Yes, a picture of a Cadillac Allante. I am not so bad a photographer that I forgot to put more of the rear in the picture; I didn’t want to show the license plate.

My wonderful wife and I were in her beautiful 2018 Corvette convertible and just happened to see this car at a gas station. Here is another picture:

 

 

That’s the Pininfarina badge from just above the rocker panel. Pininfarina was Ferrari’s “coachbuilder” from the 1950s through 2017. I guess that provenance didn’t/doesn’t resonate with American car buyers. Pininfarina designed and built the Allante body.

As recounted in this blog before, the Allante was a bust. Cadillac/General Motors had hoped for annual production of 6,000-7,000 units per year. Whether or not that was a realistic goal, the Allante never came close to those expectations with total production of 21,430 cars in seven model years from 1987 to 1993. As quoted here, the late John Grettenberger, former Cadillac General Manager, offered reasons the Allante failed:

 

“We probably brought that car out a little quicker than we should have. The quality wasn’t at the level that Cadillac was historically known for. It was underpowered at the start…It wasn’t fast enough off the line and it didn’t have the top-end speed that we’d like. And it didn’t have an automatic top. Those that were designed by Pininfarina failed every durability test we put them through and it was too late in the program to bring that design responsibility back into Cadillac engineering. The car never did get an automatic top, which I think hurt it.”

 

From this article about the Allanté by Eric Peters:

 

“Then came 1993 and the major updates which might have saved the car – had they been effected back in 1987 or ’88. Chief among these was the installation of an all-new powerplant that was, at last, up to the car’s potential and promise. This was Cadillac’s excellent 4.6 liter/279 cubic inch DOHC Northstar V-8, rated at 295 hp. The addition of nearly 100 hp transformed the Allante into the exotic GT it might have been at the get-go. Zero to 60 times dropped by more than two full seconds to just over six seconds – while top speed climbed to nearly 150 mph.  A revised suspension with speed sensitive steering, auto-adjusting road sensing ride control and upgraded brakes rounded out what had, at the 11th hour, finally become an impressive package. So impressive, in fact, that a mechanically stock 1993 Allante was able to serve as Pace Car for the Indy 500 race that year – with only the addition of track-required safety equipment differentiating it from a standard model. There was also a new power-assisted optional hardtop [my note: this somewhat contradicts Grettenberger], one-piece side windows and a new Delco-Bose premium audio system with high-frequency speakers. Most of the hideous quality control problems had been fixed, too.”

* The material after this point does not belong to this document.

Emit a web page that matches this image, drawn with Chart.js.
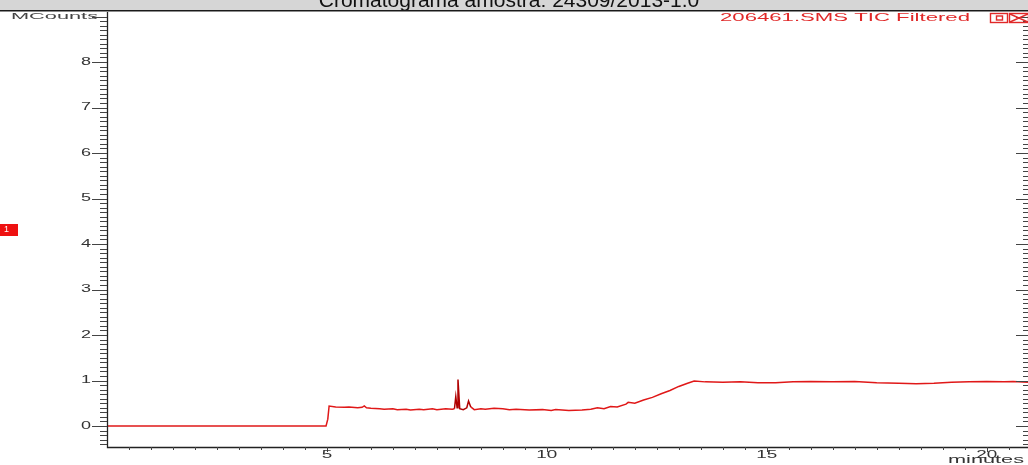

“But though it wasn’t too little – it was definitely too late. GM had already decided to euthanize the Allante. Even though sales of the ’93 model were by far the best to date – 4,670 were sold, despite a base price that had by then climbed to $61,675 – there would be no more Allantes after this final hurrah.”

 

With the hardtop in place I think the Allante is simply one of the best-looking cars ever made. One never fails to stop me in my tracks; I made my wonderful wife turn around so I could see the one pictured here up close.

It’s not a practical car and it’s not a performance monster, but I would love to have one.

 

I was going to write about Maserati bringing back the GranTurismo and showing a new car, the MC20, but that can wait for another day.